Ante esta colaboración tan clara a favor de los huelguistas, los responsables de la oficina se sienten obligados a expulsar a la meretriz de allí, y, como no podía ser menos, junto con ella se traslada el predicador. Teniendo que buscar un nuevo lugar, los expulsados se instalan al borde del desierto, no muy lejos de allí; Magalena, en un toldo donde sigue ejerciendo su actividad a favor de los huelguistas y apuntando los créditos; Domingo, en una colina cercana desde donde sigue predicando la conversión. Los clientes de una y otro siguen siendo los mineros que se sienten obligados a recorrer un largo tramo del desierto para recabar sus servicios.
Son muchos los personajes que aparecen en la novela, personajes que Hernán Rivera Letelier describe con maestría y precisión, dándoles vida con su lenguaje. El autor, hijo de un calichero–trabajador del salitre–, criado en una de las oficinas del salitre, sabe de qué habla, conoce el funcionamiento de estos poblados y ha oído contar historias que ahora entrelaza… Entre sus personajes destaca sin duda el de Magalena Mercado, mujer profundamente religiosa que por circunstancias de la vida se ve obligada a vivir de este tipo de trabajo. Además del de Domingo, ocupa un lugar especial El loquito de la escoba, personaje peculiar, que en su demencia tiene como obsesión barrer el desierto, tarea a la que se consagra todos los días desde que amanece hasta que se pone el sol. Actividad que le permite hacer de vínculo entre Domingo –El Cristo del Elqui–y Magalena Mercado.
Como no puede ser menos, el desenlace de la historia coincide con el fin de las oficinas salitreras, que, abandonadas por improductivas, dejaron pueblos fantasmas a lo largo del desierto de Atacama, con lo que la ausencia de personas dio paso a una serie de leyendas todas ellas dotadas de un misticismo especial.

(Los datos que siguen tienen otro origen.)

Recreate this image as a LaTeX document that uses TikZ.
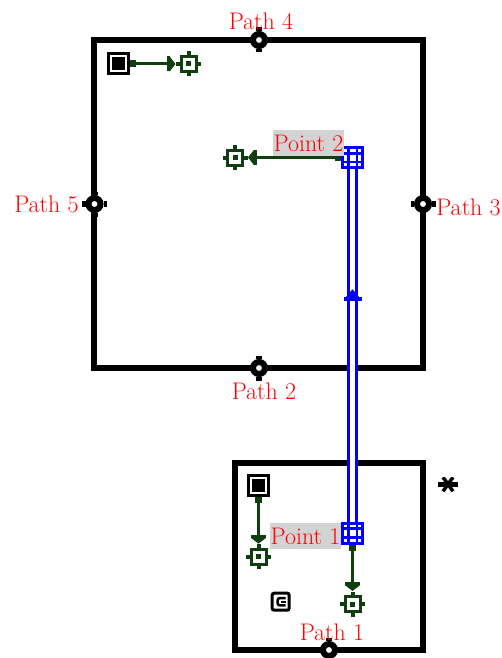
\documentclass[tikz,border=0pt]{standalone}
\usepackage{xcolor}
\usetikzlibrary{shapes.geometric,arrows.meta}
\definecolor{pathgreen}{HTML}{0F3F0F}
\definecolor{labelgray}{HTML}{D3D3D3}

\begin{document}
\begin{tikzpicture}[
    x=1pt, y=-1pt,
    font=\fontsize{24}{28}\selectfont,
    hostbox/.style={rectangle, draw=black, line width=6pt, minimum width=#1},
    ticked/.style 2 args={append after command={
        (\tikzlastnode.north) edge[draw=#1, line width=#2] ++(0,-3.5)
        (\tikzlastnode.south) edge[draw=#1, line width=#2] ++(0,3.5)
        (\tikzlastnode.west) edge[draw=#1, line width=#2] ++(-3.5,0)
        (\tikzlastnode.east) edge[draw=#1, line width=#2] ++(3.5,0)}},
    portnode/.style={circle, draw=black, fill=white, line width=6pt, inner sep=0pt, minimum size=12pt, ticked={black}{6pt}},
    srcbox/.style={rectangle, draw=black, fill=white, line width=3pt, inner sep=0pt, minimum size=20pt,
        path picture={\fill[black] ([shift={(-6.5,-6.5)}]path picture bounding box.center) rectangle ++(13,13);}},
    endbox/.style={rectangle, draw=pathgreen, fill=white, line width=3pt, inner sep=0pt, minimum size=15pt, ticked={pathgreen}{4pt},
        path picture={\fill[pathgreen] ([shift={(-2.5,-2.5)}]path picture bounding box.center) rectangle ++(5,5);}},
    gridbox/.style={rectangle, draw=blue, fill=white, line width=3pt, inner sep=0pt, minimum size=20pt,
        path picture={\foreach \d in {-4.4,4.4} {
            \draw[blue, line width=2.8pt] ([shift={(\d,-12)}]path picture bounding box.center) -- ++(0,24);
            \draw[blue, line width=2.8pt] ([shift={(-12,\d)}]path picture bounding box.center) -- ++(24,0);
        }}},
    arr/.style={{Square[length=6pt,width=7pt]}-{Bar[width=15pt,line width=3pt]Triangle[length=6pt,width=15pt]}, line width=3pt, color=pathgreen, shorten >=4pt},
    bluelink/.style={draw=blue, line width=3.2pt, double=white, double distance=5.5pt},
    plabel/.style={text=red, inner sep=0pt},
    glabel/.style={plabel, fill=labelgray, minimum height=26pt},
  ]
    \useasboundingbox (0,0) rectangle (501,658);

    % Host boxes
    \node[hostbox=329pt, minimum height=328pt] (host2) at (258.5,204) {};
    \node[hostbox=188pt, minimum height=187.5pt] (host1) at (329,556.5) {};

    % Ports on the boxes
    \node[portnode] (path4) at (259,40) {};
    \node[portnode] (path5) at (94.5,204) {};
    \node[portnode] (path3) at (423,204) {};
    \node[portnode] (path2) at (259,368) {};
    \node[portnode] (path1) at (329,650) {};

    % Start and end marks
    \node[srcbox] (src2) at (118,64) {};
    \node[srcbox] (src1) at (258.5,485.7) {};
    \node[endbox] (end2a) at (188.5,64) {};
    \node[endbox] (end2b) at (235,157.5) {};
    \node[endbox] (end1a) at (258.5,556.7) {};
    \node[endbox] (end1b) at (352.5,604) {};

    % Blue link with its arrow
    \node[gridbox] (pt1) at (352.5,533) {};
    \node[gridbox] (pt2) at (352.5,157.5) {};
    \draw[bluelink] (pt1) -- (pt2)
      node[pos=0.631, fill=blue, inner sep=0pt, minimum width=18pt, minimum height=4pt] (barmark) {}
      node[pos=0.645, isosceles triangle, shape border rotate=90, isosceles triangle apex angle=80, fill=blue, inner sep=0pt, minimum size=8pt] (tipmark) {};

    % Green arrows
    \draw[arr] (src2) -- (end2a);
    \draw[arr] (pt2) -- (end2b);
    \draw[arr] (src1) -- (end1a);
    \draw[arr] (pt1) -- (end1b);

    % Icons
    \node[rectangle, rounded corners=2pt, draw=black, line width=3pt, inner sep=0pt, minimum size=17pt,
      path picture={\draw[black, line width=2.5pt] ([shift={(5,-3.6)}]path picture bounding box.center) -- ++(-8,0) -- ++(0,7.2) -- ++(8,0);
        \draw[black, line width=2pt] ([shift={(0,0)}]path picture bounding box.center) -- ++(5,0);}] (bracket) at (280.7,601.7) {};
    \node[rectangle, inner sep=0pt, minimum width=20pt, minimum height=14pt,
      path picture={\draw[black, line width=5pt] ([shift={(-10,0)}]path picture bounding box.center) -- ++(20,0);
        \draw[black, line width=3.5pt] ([shift={(-5,-7)}]path picture bounding box.center) -- ++(10,14);
        \draw[black, line width=3.5pt] ([shift={(5,-7)}]path picture bounding box.center) -- ++(-10,14);}] (star) at (448,484.3) {};

    % Labels
    \node[plabel] (lab4) at (261,21) {Path 4};
    \node[plabel] (lab5) at (46.5,204.5) {Path 5};
    \node[plabel] (lab3) at (468.5,207) {Path 3};
    \node[plabel] (lab2) at (264,391.5) {Path 2};
    \node[plabel] (lab1) at (332,632) {Path 1};
    \node[glabel, minimum width=71pt] (lbp2) at (308.5,143) {Point 2};
    \node[glabel, minimum width=71pt] (lbp1) at (305.5,536) {Point 1};

  \end{tikzpicture}
\end{document}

Hernán Rivera Letelier es hijo de una de las familias que en la década de los 50 del siglo pasado emigraron del campo del sur de Chile con el fin de hacer fortuna a la Pampa salitrera. Nacido en 1950 en la sureña ciudad de Talca, pronto se traslada con su familia a la oficina salitrera de Algorta, y de ahí, a la muerte de su madre, a Antofagasta. Hijo de una familia pobre y emigrante, desdeña todos los títulos, incluso el de escritor, y prefiere que le llamen contador de historias. Dentro de sus obras destacan: La reina Isabel cantaba rancheras, con la que ganó el premio del Consejo Nacional del Libro y la Lectura, en el año 1994, premio que recibió, de nuevo, en 1996 por el Himno del ángel parado en una pata, y en 1998 por el Fatamorgana de amor y banda de música. Junto a éste, ha recibido otros premios por sus cuentos, destacan entre ellos: Donde mueren los valientes, Los trenes se van al purgatorio, Santa María de las flores negras, y Canción para caminar sobre el agua. El año 2001 el Ministerio de Cultura francés lo nombró Caballero de la Orden de las Artes y las Letras.